I baked two loaves of Dutch Crunch (or Tiger) bread and just had my first slice. It is goooooooood.

Just wanted to say thanks for posting this. I’ve had a weird laziness to making my own sauce, but I bookmarked this just in case. I make pizza dough pretty regularly and the local store had 28oz cans of tomatoes on sale so I figured what the heck. Turned out great. I feel silly not trying it or hearing about it sooner.

Not so much cooking involved, but yesterday we had the season’s first serving of Rakfisk. Smells like hell, tastes like heaven!

How different is that from gravlax? I adore gravlax, but have never had rakfisk.

Gravlax is much milder, Rakfisk smells bad. Like, really bad but the taste is like a tangier Gravlax.

When you say “bad” do you mean like fishy bad or surströmming bad?

While not as bad as surströmming (which makes people throw up when they open the can), it has a certain charming hint of rotten fish in its bouquet. It’s quite unpleasant when you open the packaging and the taste lingers in the kitchen for a while.

Been meaning to make something that involves figs and roquefort. Today it was finally time. I went with a pear / fig / roquefort galette. Basically it’s a part whole-wheat pastry crust rolled out on the table. Add filling, wrap the crust around itself, pop into the oven for 40 mins or so, and it’s good to go.

I only know what one of those things is!

I’m kinda worried whether it’s pears or figs you know (or perhaps roquefort, in which case I’m really worried…)

pear:

fig:

roquefort:

Awesome, I have learned something. And honestly, I knew that a fig was a fruit and roquefort was a cheese, but if you took me to a supermarket where all the signs were missing I probably couldn’t have found either of them by sight.

Made fresh gnocchi by hand for the first time this week - was surprisingly easy to make - boil potatoes, mash while steaming, add just enough flour to hold together, roll, cut, mark with fork, and boil. Yum!

Will have to see how hard it is to make homemade ravioli sans pasta maker next…

Well, pasta makers are really just for us weaklings. Real Italian mamas just use a big ass rolling pin - so you can too.
(I like my pasta maker, though)

Roquefort would be damn hard to spot visually, it’s just a blue cheese and looks like most other blue cheeses. Fancy cheese folk could probably identify it by a combination of taste and smell, not me though. I like cheese but I’m not some connoisseur who could identify the different types of blue cheeses from one another.

I’d love to use a pasta maker, but I don’t have the room, or the budget for it right now.

But ravioli is essentially just two sheets pressed together… so figure thats a good (and not terribly difficult) place to go next.
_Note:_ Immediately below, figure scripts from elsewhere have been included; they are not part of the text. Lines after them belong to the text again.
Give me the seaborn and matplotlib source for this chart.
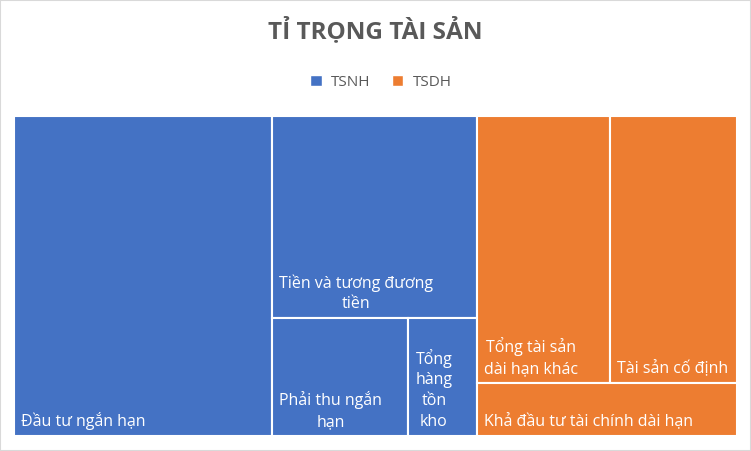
import numpy as np
import pandas as pd
import matplotlib.pyplot as plt
import seaborn as sns
from matplotlib.patches import Rectangle, Patch

# data (share of total assets)
groups = ['TSNH', 'TSNH', 'TSNH', 'TSNH', 'TSDH', 'TSDH', 'TSDH']
items = ['Đầu tư ngắn hạn', 'Tiền và tương đương tiền', 'Phải thu ngắn hạn',
         'Tổng hàng tồn kho', 'Tổng tài sản dài hạn khác', 'Tài sản cố định',
         'Khả đầu tư tài chính dài hạn']
labels = ['Đầu tư ngắn hạn', 'Tiền và tương đương\ntiền', 'Phải thu ngắn\nhạn',
          'Tổng\nhàng\ntồn\nkho', 'Tổng tài sản\ndài hạn khác', 'Tài sản cố định',
          'Khả đầu tư tài chính dài hạn']
values = [35.6, 17.9, 6.9, 3.5, 15.3, 14.6, 5.9]

df = pd.DataFrame({'group': groups, 'item': items, 'label': labels, 'value': values})

sns.set_theme(style='white')
plt.rcParams['font.family'] = ['Open Sans', 'DejaVu Sans']
colors = {'TSNH': '#4472C4', 'TSDH': '#ED7D31'}

# split structure of the treemap: ('h' = side by side, 'v' = stacked)
tree = ('h', [('h', [0, ('v', [1, ('h', [2, 3])])]),
              ('v', [('h', [4, 5]), 6])])


def total(node):
    if isinstance(node, int):
        return df['value'][node]
    return sum(total(n) for n in node[1])


rects = {}


def place(node, x, y, w, h):
    if isinstance(node, int):
        rects[node] = (x, y, w, h)
        return
    d, kids = node
    s = total(node)
    for k in kids:
        f = total(k) / s
        if d == 'h':
            place(k, x, y, w * f, h)
            x += w * f
        else:
            place(k, x, y, w, h * f)
            y += h * f


place(tree, 0, 0, 1, 1)

fig = plt.figure(figsize=(7.51, 4.51), dpi=100)
ax = fig.add_axes([14 / 751, 15 / 451, 723 / 751, 320 / 451])
ax.set_xlim(0, 1)
ax.set_ylim(1, 0)
ax.axis('off')

for i, row in df.iterrows():
    x, y, w, h = rects[i]
    ax.add_patch(Rectangle((x, y), w, h, facecolor=colors[row['group']],
                           edgecolor='white', linewidth=1.5))
    ax.annotate(row['label'], (x, y + h), xytext=(7, 6), textcoords='offset pixels',
                ha='left', va='bottom', multialignment='center',
                color='white', fontsize=11.5, linespacing=1.4)

fig.text(0.5, 1 - 31 / 451, 'TỈ TRỌNG TÀI SẢN', ha='center', va='center',
         fontsize=17.5, fontweight='bold', color='#595959')

handles = [Patch(facecolor=colors[g], label=g) for g in ['TSNH', 'TSDH']]
fig.legend(handles=handles, loc='center', bbox_to_anchor=(381 / 751, 1 - 82 / 451),
           ncol=2, frameon=False, fontsize=11, handlelength=0.75, handleheight=0.75,
           handletextpad=0.6, columnspacing=1.4, labelcolor='#595959')

fig.patches.append(Rectangle((0, 0), 1, 1, transform=fig.transFigure, fill=False,
                             edgecolor='#D9D9D9', linewidth=1.5))

fig.savefig('out.png', dpi=100)
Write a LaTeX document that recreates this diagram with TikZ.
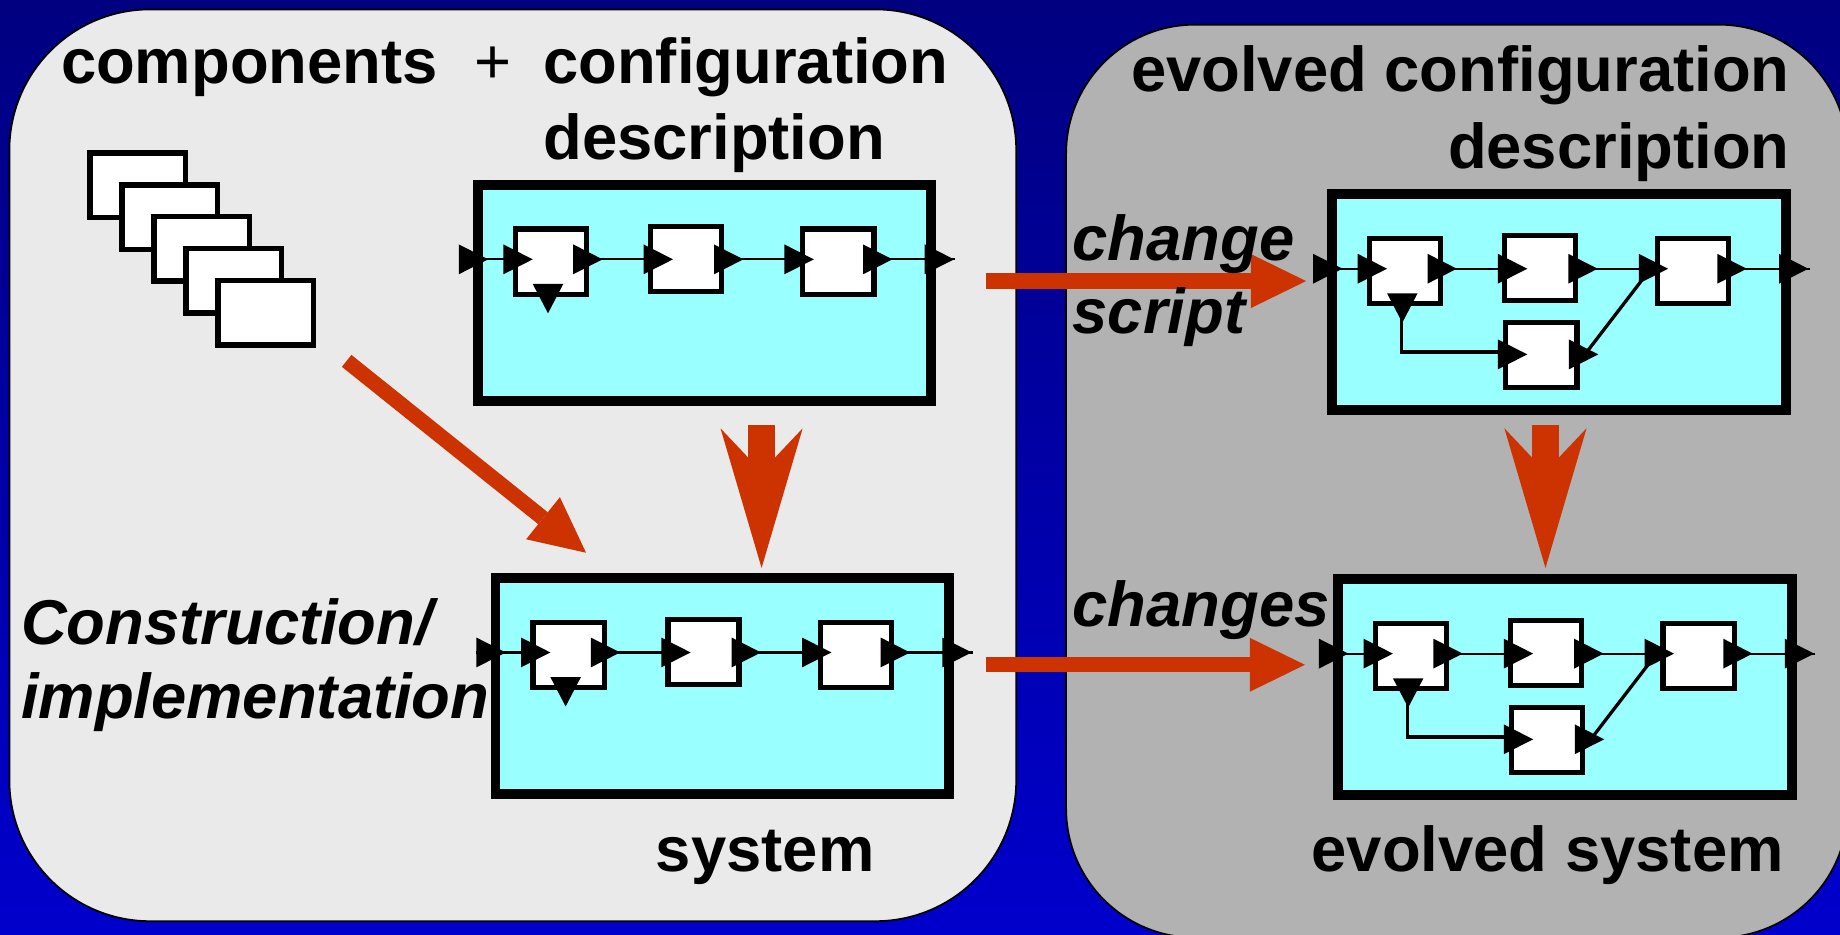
\documentclass[tikz,border=0pt]{standalone}
\usepackage{fontspec}
\setmainfont{Liberation Sans}
\usetikzlibrary{arrows.meta}

\definecolor{bgtop}{RGB}{0,0,128}
\definecolor{bgbot}{RGB}{0,0,204}
\definecolor{panelLight}{RGB}{234,234,234}
\definecolor{panelDark}{RGB}{178,178,178}
\definecolor{boxcyan}{RGB}{153,255,255}
\definecolor{arrowred}{RGB}{204,51,0}

\tikzset{
  panel/.style={draw=black, line width=1.5pt, inner sep=0pt, outer sep=0pt, anchor=north west},
  cbox/.style={draw=black, fill=boxcyan, line width=8.5pt, inner sep=0pt, outer sep=0pt,
               minimum width=386.5pt, minimum height=184.5pt},
  blk/.style={draw=black, fill=white, line width=4.4pt, inner sep=0pt, outer sep=0pt,
              minimum width=60.6pt, minimum height=55.6pt},
  comp/.style={draw=black, fill=white, line width=4.6pt, inner sep=0pt, outer sep=0pt,
               minimum width=81.4pt, minimum height=54.9pt},
  sig/.style={draw=black, line width=1.8pt},
  branch/.style={draw=black, line width=2.8pt},
  redthin/.style={draw=arrowred, line width=13pt,
                  -{Triangle[width=46pt,length=47pt,line width=0pt]}},
  redthick/.style={draw=arrowred, line width=23pt,
                  -{Stealth[width=70pt,length=119pt,inset=37pt,line width=0pt]}},
  lbl/.style={inner sep=0pt, outer sep=0pt, font=\fontsize{54}{60}\selectfont\bfseries},
  ilbl/.style={inner sep=0pt, outer sep=0pt, font=\fontsize{54}{60}\selectfont\bfseries\itshape},
}

% right-pointing port triangle: base x, centre y
\newcommand\porttri[2]{\fill (#1,#2-12.7) -- (#1+25,#2) -- (#1,#2+12.7) -- cycle;}
% downward port triangle: centre x, base y
\newcommand\downtri[2]{\fill (#1-13,#2) -- (#1+13,#2) -- (#1,#2+25) -- cycle;}

% configuration box: prefix, top-left x, top-left y, evolved (0/1)
\newcommand\cfgbox[4]{%
\begin{scope}[shift={(#2,#3)}]
  \node[cbox, anchor=north west] (#1box) at (4.25,4.25) {};
  \coordinate (#1pin) at (-12,68);
  \coordinate (#1pout) at (411,68);
  \draw[sig] (#1pin) -- (#1pout);
  \ifnum#4=1
    \coordinate (#1tap) at (63.5,110);
    \coordinate (#1b4in) at (146,139);
    \coordinate (#1b4out) at (221.6,138.4);
    \coordinate (#1b3low) at (268.5,77.3);
    \draw[branch] (#1tap) |- (#1b4in);
    \draw[branch] (#1b4out) -- (#1b3low);
    \node[blk] (#1b4) at (182.5,141.5) {};
  \fi
  \node[blk] (#1b1) at (66.5,70) {};
  \node[blk] (#1b2) at (181.5,67.5) {};
  \node[blk] (#1b3) at (311.5,70) {};
  \porttri{-12}{68}\porttri{26}{68}\porttri{85.5}{68}\porttri{145.5}{68}
  \porttri{205.5}{68}\porttri{265.5}{68}\porttri{332.5}{68}\porttri{385}{68}
  \downtri{64}{89}
  \ifnum#4=1
    \porttri{145.5}{141}\porttri{206}{141}
  \fi
\end{scope}}

\begin{document}
\begin{tikzpicture}[x=1pt,y=-1pt]
  \useasboundingbox (0,0) rectangle (1568,796);
  % backdrop
  \shade[top color=bgtop, bottom color=bgbot] (0,0) rectangle (1568,796);

  % the two panels
  \node[panel, fill=panelLight, rounded corners=120pt,
        minimum width=858pt, minimum height=777pt] (lpanel) at (8,8) {};
  \node[panel, fill=panelDark, rounded corners=110pt,
        minimum width=666pt, minimum height=778pt] (rpanel) at (908.5,21) {};

  % stack of components
  \foreach \i in {0,...,4} {
    \node[comp] (comp\i) at (117.4+27.3*\i,157.75+27.2*\i) {};
  }

  % configuration boxes
  \cfgbox{A}{403}{153}{0}
  \cfgbox{B}{418}{488}{0}
  \cfgbox{C}{1131}{161}{1}
  \cfgbox{D}{1136}{489}{1}

  % red transformation arrows
  \coordinate (dS) at (295.4,307.5);
  \coordinate (dE) at (499.4,471);
  \draw[redthin] (dS) -- (dE);
  \coordinate (vLS) at (649,362);
  \coordinate (vLE) at (649,484);
  \draw[redthick] (vLS) -- (vLE);
  \coordinate (vRS) at (1317,362);
  \coordinate (vRE) at (1317,484);
  \draw[redthick] (vRS) -- (vRE);
  \coordinate (hTS) at (840,239.5);
  \coordinate (hTE) at (1113,239.5);
  \draw[redthin] (hTS) -- (hTE);
  \coordinate (hBS) at (840,566.5);
  \coordinate (hBE) at (1112,566.5);
  \draw[redthin] (hBS) -- (hBE);

  % labels
  \node[lbl, anchor=base west] (tComp) at (52,71) {components};
  \node[inner sep=0pt, anchor=base, font=\fontsize{54}{60}\selectfont] (tPlus) at (420,71) {+};
  \node[lbl, anchor=base west] (tConf) at (463,71) {configuration};
  \node[lbl, anchor=base west] (tDesc) at (463,136) {description};
  \node[lbl, anchor=base east] (tEvConf) at (1525,78) {evolved configuration};
  \node[lbl, anchor=base east] (tEvDesc) at (1525,143.5) {description};
  \node[ilbl, anchor=base west] (tChange) at (914,221.6) {change};
  \node[ilbl, anchor=base west] (tScript) at (914,284) {script};
  \node[ilbl, anchor=base west] (tChanges) at (914,534) {changes};
  \node[ilbl, anchor=base west] (tCons) at (18,549) {Construction/};
  \node[ilbl, anchor=base west] (tImpl) at (18,612) {implementation};
  \node[lbl, anchor=base west] (tSys) at (559,743) {system};
  \node[lbl, anchor=base east] (tEvSys) at (1520,743) {evolved system};
\end{tikzpicture}
\end{document}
I’ve made passable Fazzoletti - hankerchief pasta - previously, so its just one step beyond that.

You can buy a little mold for ravioli that’s like 10 bucks to help you out. You roll out your first sheet of pasta, place it on the mold and let it sag a bit, spoon the filling into the ravioli, place the second sheet on top, and then roll over the mold to crimp and seal the ravioli together. Not sure I’d try doing them with hand crimping (though you can buy a crimping tool that works like a pizza cutter, in which case you roll out the bottom sheet for the ravioli, put the filling in little mounds, put a top sheet over it, and then roll the crimper/cutter to separate the ravioli). I never found the fancy ravioli maker attachment to my hand crank pasta machine of much use. However, the machine itself with the ability to precisely control your pasta’s thickness, was worth the investment. (As was the noodle cutter; who wants to cut noodles by hand?)

Depending on how big you like your ravioli, an empty can with both ends cut of will work as well.
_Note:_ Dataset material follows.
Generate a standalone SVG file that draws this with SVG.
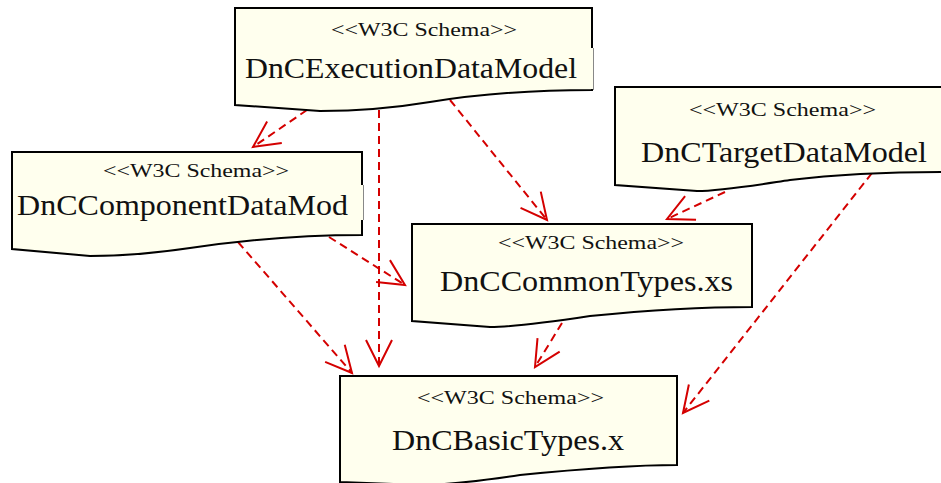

If you roll up the pasta sheet it’s easy to cut noodles off of the cylinder that results. Just be sure to put plenty of flour/semolina/corn meal on both sides of the pasta sheet.

After years of making bread in a bread maker, I’ve tried one of those no knead bread recipes and it worked surprisingly well. Could use a bit more salt and more baking time, but I’m not going back to the bread maker bricks.